The revolt of Messina was the first to take place, on September 1, 1847. However, it was crushed the same day by the local military authorities, with most of the leaders of the revolt, including the historian Carlo Gemelli, fleeing to Malta. The revolt continued through the following days in neighboring rural villages in the mountains, such as in Novara di Sicilia, although without much success.

On the September 2, the planned uprisings broke out in Reggio Calabria and in the district of Gerace. The Reggio revolt started in the village of Santo Stefano in Aspromonte, from which 500 men led by Domenico Romeo (1796–1847) marched on the city of Reggio Calabria. On the 3rd of September, the rebels took over the Reggio castle as well as the prison of San Francesco, and instituted an 'insurrectional junta'. Learning about the insurrection, King Ferdinand II of the Two Sicilies sent two warships which arrived at Reggio on the 4th and started bombarding the city. The authorities reacted harshly, with four leaders of the rebellion shot while Domenico Romeo was captured and then beheaded.

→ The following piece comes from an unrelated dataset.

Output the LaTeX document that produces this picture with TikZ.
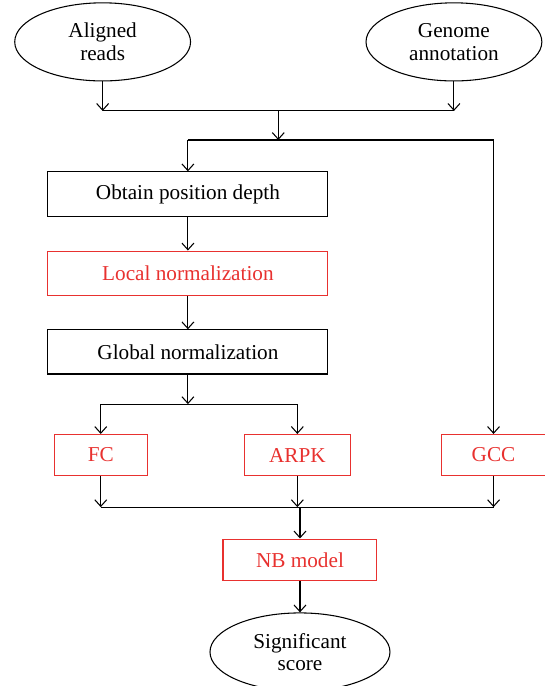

The revolt in the district of Gerace, which started at the same time as the Reggio revolt, lasted until the 6th of September with the main leaders being captured only on the 15th. Starting in the villages of Sant'Agata del Bianco and Bianco, the insurgents then marched on Caraffa del Bianco, Bovalino, Ardore, Siderno, Gioiosa Ionica and Roccella Ionica, covering a distance of more than 45 kilometers. In each of these towns, they proclaimed the repeal the taxes on imports and exports, and a reduction by half of the costs of salt and tobacco. They also captured the Intendant of the district of Gerace, Antonio Bonafede, a known reactionary. However, on the 6th of September—due to the arrival of a warship and news of the imminent arrival of Royal military troops directed by general Ferdinando Nunziante—the insurgents disbanded and the leaders of the revolt fled northward to the mountains, hiding in a cave in the valley of Caulonia. On the 15th of September, a local peasant named Nicola Ciccarello informed the authorities of the insurgents' hiding place, leading to their capture. The five main leaders of the Gerace revolt—Rocco Verduci, Michele Bello, Pietro Mazzoni, Gaetano Ruffo and Domenico Salvadori—were arrested, and after a trial they were executed in Gerace on the October 2, 1847. They are today remembered as the Five Martyrs of Gerace (in Italian: Cinque Martiri di Gerace).

== Notable people involved ==
- Carlo Poerio (1803-1867)
- Ferdinand II of the Two Sicilies (1810-1859)
- Domenico Romeo (1796-1847)
- The Five Martyrs of Gerace: Rocco Verduci (1824-1847), Michele Bello (1822-1847), Pietro Mazzoni (1822-1847), Gaetano Ruffo (1819-1847) and Domenico Salvadori (1822-1847).